The journey to fetch Cerberus from the Underworld is the ultimate nekyia, the descent into the deepest layers of the psyche to retrieve and integrate the most primal, terrifying aspects of one’s own nature. The final labor, the Apples of the Hesperides, represents the achievement of wholeness (teleios), the golden fruit of immortality earned not by birthright, but by the complete journey through the trials of life.

The Dreamer’s Resonance
When this myth stirs in the modern unconscious, it often manifests as dreams of overwhelming, sequential tasks. The dreamer may find themselves in an endless, filthy stable they must clean, or pursued by a beast they cannot outrun or harm. They may dream of being sent on a futile errand by a petty, mocking authority figure. These are not simple stress dreams; they are somatic signals of a profound psychological process.
The body in such dreams often feels heavy, burdened, yet compelled to act. This resonates with the core somatic experience of Heracles: the weight of guilt transformed into the weight of purpose. The dreamer is in a state of “labor”—not yet individuation, but the necessary, grueling groundwork of confronting shadow material. The specific beast or task in the dream can be a direct symbol of a real-life “impossible” challenge: a multi-headed hydra of familial conflict, an invulnerable lion of depression, the fetid stables of a neglected responsibility. The dream is presenting the challenge in its mythic form, inviting the dreamer to find their own “Heraclean” strength, patience, or cunning to meet it.

Alchemical Translation
The alchemical process mirrored in the Labors is the long, iterative work of nigredo, albedo, and rubedo—the blackening, whitening, and reddening that leads to the philosopher’s stone of the integrated self.
The initial crime and madness are the nigredo, the descent into the black, chaotic prima materia of the soul. The labors are the sustained fire of the albedo, the washing and purifying. Each labor is a sublimation: a brute physical challenge (the boar) becomes an exercise in strategy and environmental mastery; a quest for a object (the girdle) becomes a navigation of complex social and gendered dynamics. Heracles does not merely destroy; he captures, redirects, and retrieves. He transforms wild forces into useful ones, integrating their power.
The ultimate alchemical secret of the labors is that the agent of transformation is not the hero who begins the journey, but the one who ends it. The lead of his guilt is transmuted into the gold of his apotheosis through the vessel of the trials themselves.

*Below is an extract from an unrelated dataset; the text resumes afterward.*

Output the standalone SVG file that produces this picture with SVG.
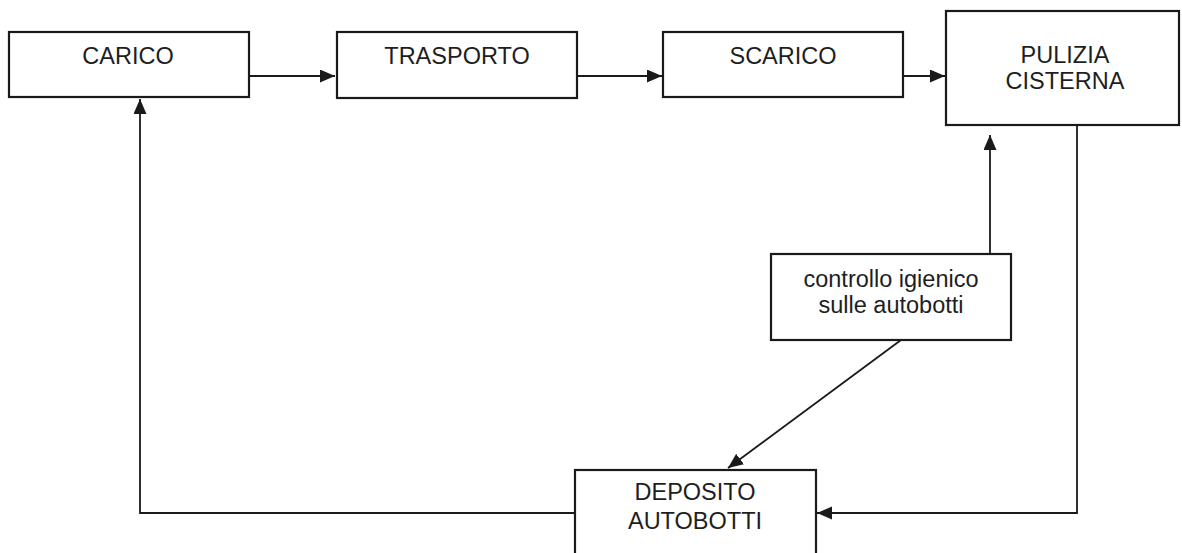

For the modern individual, this myth does not counsel performing literal heroic feats. It models the necessity of accepting a profound, life-altering mistake or trauma as the starting point for a deliberate, structured journey of reparation and self-redefinition. It is about submitting to a process larger than one’s ego, confronting the “monsters” of one’s past and psyche in a disciplined sequence, and in doing so, forging a self that is no longer defined by its original flaw, but by the strength and wisdom gained in overcoming it. One becomes immortal not by avoiding the human condition, but by passing through its most fiery trials with conscious, enduring will.